The Declaration, put forward by the Commission in January this year, presents the EU's commitment to a secure, safe and sustainable digital transformation that puts people at the centre, in line with EU core values and fundamental rights. The Declaration shows citizens that European values, as well as the rights and freedoms enshrined in the EU's legal framework, must be respected online as they are offline. Shaped around six chapters, the text will guide policy makers and companies dealing with new technologies. The Declaration will also steer the EU's approach to the digital transformation throughout the world.

President of the Commission, Ursula von der Leyen, yesterday said:

“The signature of the European Declaration on Digital Rights and Principles reflects our shared goal of a digital transformation that puts people first. The rights put forward in our Declaration are guaranteed for everybody in the EU, online as they are offline. And the digital principles enshrined in the Declaration will guide us in our work on all new initiatives.”

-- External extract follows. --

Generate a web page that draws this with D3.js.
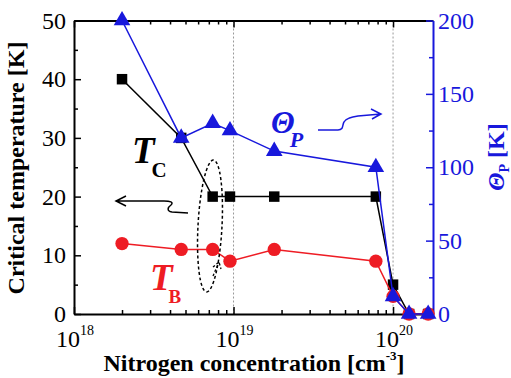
<!DOCTYPE html>
<html>
<head>
<meta charset="utf-8">
<script src="https://cdn.jsdelivr.net/npm/d3@7"></script>
</head>
<body style="margin:0">
<script>
// nitrogen concentration [cm^-3]
const conc = [2.0e18, 4.7e18, 7.4e18, 9.5e18, 1.8e19, 7.8e19, 1.0e20, 1.26e20, 1.66e20];
// critical temperatures [K]
const tcVals = [40, 30, 20, 20, 20, 20, 5, 0, 0];
const tbVals = [12, 11, 11, 9, 11, 9, 3, 0, 0];
// paramagnetic Curie temperature [K] (right axis)
const thetaVals = [200, 120, 130, 125, 111, 100, 12, 0, 0];

const leftTicks = [0, 10, 20, 30, 40, 50];
const leftMinor = [5, 15, 25, 35, 45];
const rightTicks = [0, 50, 100, 150, 200];
const rightMinor = [25, 75, 125, 175];
const xMajor = [1e18, 1e19, 1e20];
const xMajorExp = ["18", "19", "20"];
const xMinor = [2e18, 3e18, 4e18, 5e18, 6e18, 7e18, 8e18, 9e18,
                2e19, 3e19, 4e19, 5e19, 6e19, 7e19, 8e19, 9e19];
const guideLines = [1e19, 1e20];

const W = 511, H = 378;
const red = "#ee1c24", blue = "#1818dc";
const FONT = "Liberation Serif";

const svg = d3.select("body").append("svg")
    .attr("width", W).attr("height", H)
    .style("display", "block");

// scales
const x = d3.scaleLog().domain([1e18, 1.78e20]).range([74, 433]);
const yL = d3.scaleLinear().domain([0, 50]).range([314, 20.5]);
const yR = d3.scaleLinear().domain([0, 200]).range([314, 20.5]);

// dotted guides
svg.selectAll(".guide").data(guideLines).enter().append("line")
    .attr("x1", d => x(d)).attr("x2", d => x(d))
    .attr("y1", yL(50)).attr("y2", yL(0))
    .attr("stroke", "#999").attr("stroke-width", 1)
    .attr("stroke-dasharray", "2,2");

// axes
function styleAxis(g, color) {
    g.selectAll("path.domain").attr("stroke", color).attr("stroke-width", 2);
    g.selectAll(".tick line").attr("stroke", color).attr("stroke-width", 1.5);
    g.selectAll(".tick text").attr("fill", color)
        .style("font-family", FONT).style("font-size", "24px");
}

const gLeft = svg.append("g").attr("transform", `translate(${x.range()[0]},0)`)
    .call(d3.axisLeft(yL).tickValues(leftTicks).tickSize(-7).tickSizeOuter(0).tickPadding(8));
styleAxis(gLeft, "#000");
svg.append("g").attr("transform", `translate(${x.range()[0]},0)`)
    .call(d3.axisLeft(yL).tickValues(leftMinor).tickSize(-4).tickFormat(""))
    .call(g => { g.select(".domain").remove(); styleAxis(g, "#000"); });

const gBottom = svg.append("g").attr("transform", `translate(0,${yL(0)})`)
    .call(d3.axisBottom(x).tickValues(xMajor).tickSize(-7).tickSizeOuter(0).tickFormat(""));
styleAxis(gBottom, "#000");
svg.append("g").attr("transform", `translate(0,${yL(0)})`)
    .call(d3.axisBottom(x).tickValues(xMinor).tickSize(-4).tickFormat(""))
    .call(g => { g.select(".domain").remove(); styleAxis(g, "#000"); });

const gTop = svg.append("g").attr("transform", `translate(0,${yL(50)})`)
    .call(d3.axisTop(x).tickValues(xMajor).tickSize(-7).tickSizeOuter(0).tickFormat(""));
styleAxis(gTop, "#000");
svg.append("g").attr("transform", `translate(0,${yL(50)})`)
    .call(d3.axisTop(x).tickValues(xMinor).tickSize(-4).tickFormat(""))
    .call(g => { g.select(".domain").remove(); styleAxis(g, "#000"); });

const gRight = svg.append("g").attr("transform", `translate(${x.range()[1]},0)`)
    .call(d3.axisRight(yR).tickValues(rightTicks).tickSize(-7).tickSizeOuter(0).tickPadding(5));
styleAxis(gRight, blue);
svg.append("g").attr("transform", `translate(${x.range()[1]},0)`)
    .call(d3.axisRight(yR).tickValues(rightMinor).tickSize(-4).tickFormat(""))
    .call(g => { g.select(".domain").remove(); styleAxis(g, blue); });

// helper for plain texts
function label(xp, yp, size, weight) {
    return svg.append("text")
        .attr("x", xp).attr("y", yp)
        .style("font-family", FONT)
        .style("font-size", size + "px")
        .style("font-weight", weight || "normal");
}

// x tick labels 10^n
xMajor.forEach((v, i) => {
    const t = label(x(v) + 1, 347, 24).attr("text-anchor", "middle");
    t.append("tspan").text("10");
    t.append("tspan").style("font-size", "14px").attr("dy", -12).text(xMajorExp[i]);
});

// axis titles
const xt = label(254, 371, 24, "bold").attr("text-anchor", "middle");
xt.append("tspan").text("Nitrogen concentration [cm");
xt.append("tspan").style("font-size", "13px").attr("dy", -11).text("-3");
xt.append("tspan").attr("dy", 11).text("]");

label(0, 0, 24, "bold")
    .attr("transform", "translate(24,168) rotate(-90)")
    .attr("text-anchor", "middle")
    .text("Critical temperature [K]");

const rt = label(0, 0, 24, "bold")
    .attr("transform", "translate(504,157) rotate(-90)")
    .attr("text-anchor", "middle")
    .attr("fill", blue);
rt.append("tspan").style("font-style", "italic").text("Θ");
rt.append("tspan").style("font-size", "14px").attr("dy", 5).text("P");
rt.append("tspan").attr("dy", -5).text(" [K]");

// series
const rows = conc.map((c, i) => ({c, tc: tcVals[i], tb: tbVals[i], th: thetaVals[i]}));

function drawSeries(key, yScale, color, symbol, size) {
    svg.append("path").datum(rows)
        .attr("fill", "none").attr("stroke", color).attr("stroke-width", 1.5)
        .attr("d", d3.line().x(d => x(d.c)).y(d => yScale(d[key])));
    svg.selectAll(".m-" + key).data(rows).enter().append("path")
        .attr("class", "m-" + key)
        .attr("transform", d => `translate(${x(d.c)},${yScale(d[key])})`)
        .attr("d", d3.symbol().type(symbol).size(size))
        .attr("fill", color);
}
drawSeries("tc", yL, "#000", d3.symbolSquare, 110);
drawSeries("tb", yL, red, d3.symbolCircle, 140);
drawSeries("th", yR, blue, d3.symbolTriangle, 120);

// annotations
const tcLab = label(132, 163, 37, "bold");
tcLab.append("tspan").style("font-style", "italic").text("T");
tcLab.append("tspan").style("font-size", "21px").attr("dx", -3).attr("dy", 14).text("C");

const tbLab = label(150, 290, 37, "bold").attr("fill", red);
tbLab.append("tspan").style("font-style", "italic").text("T");
tbLab.append("tspan").style("font-size", "19px").attr("dx", -4).attr("dy", 13).text("B");

const thLab = label(271, 133, 31, "bold").attr("fill", blue);
thLab.append("tspan").style("font-style", "italic").text("Θ");
thLab.append("tspan").style("font-size", "22px").style("font-style", "italic")
    .attr("dx", -5).attr("dy", 14).text("P");

// wiggly arrows
svg.append("path")
    .attr("d", "M188,213 L172,212 C166,211 168,207 171,205 C174,202 170,201 164,201 L116,201 M126,196 L116,201 L126,206")
    .attr("fill", "none").attr("stroke", "#000").attr("stroke-width", 1.5);
svg.append("path")
    .attr("d", "M318,130 L338,130 C344,130 342,125 344,122 C346,118 352,117 358,116 L381,114 M371,109 L381,114 L372,119")
    .attr("fill", "none").attr("stroke", blue).attr("stroke-width", 1.5);

// dashed ellipse and small arrow
svg.append("ellipse")
    .attr("transform", "translate(210,226) rotate(3)")
    .attr("rx", 12).attr("ry", 66)
    .attr("fill", "none").attr("stroke", "#000").attr("stroke-width", 1.5)
    .attr("stroke-dasharray", "3,2.5");
svg.append("path")
    .attr("d", "M213,276 L219,262 M213,267 L219,262 L221,269")
    .attr("fill", "none").attr("stroke", "#000").attr("stroke-width", 1.3)
    .attr("stroke-dasharray", "2.5,2");
</script>
</body>
</html>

Rights and principles to guide the digital transformation

The digital transformation affects every aspect of people's lives. It offers opportunities for greater personal wellbeing, sustainability and growth, but can also raise risks to which a public policy response is needed. With the Declaration on digital rights and principles, the EU wants to secure European values by:

  1.  Putting people at the centre of the digital transformation;
  2.  Supporting solidarity and inclusion through connectivity, digital education, training and skills, fair and just working conditions and access to digital public services;
  3.  Restating the importance of freedom of choice and a fair digital environment;
  4.  Fostering participation in the digital public space;
  5.  Increasing safety, security and empowerment in the digital environment, in particular for young people;
  6.  Promoting sustainability.

Concretely, these rights and principles mean: affordable and high-speed digital connectivity everywhere and for everybody, well-equipped classrooms and digitally skilled teachers, seamless access to public services online, a safe digital environment for children, disconnecting after working hours, obtaining easy-to-understand information on the environmental impact of our digital products, control about how personal data is used and with whom it is shared.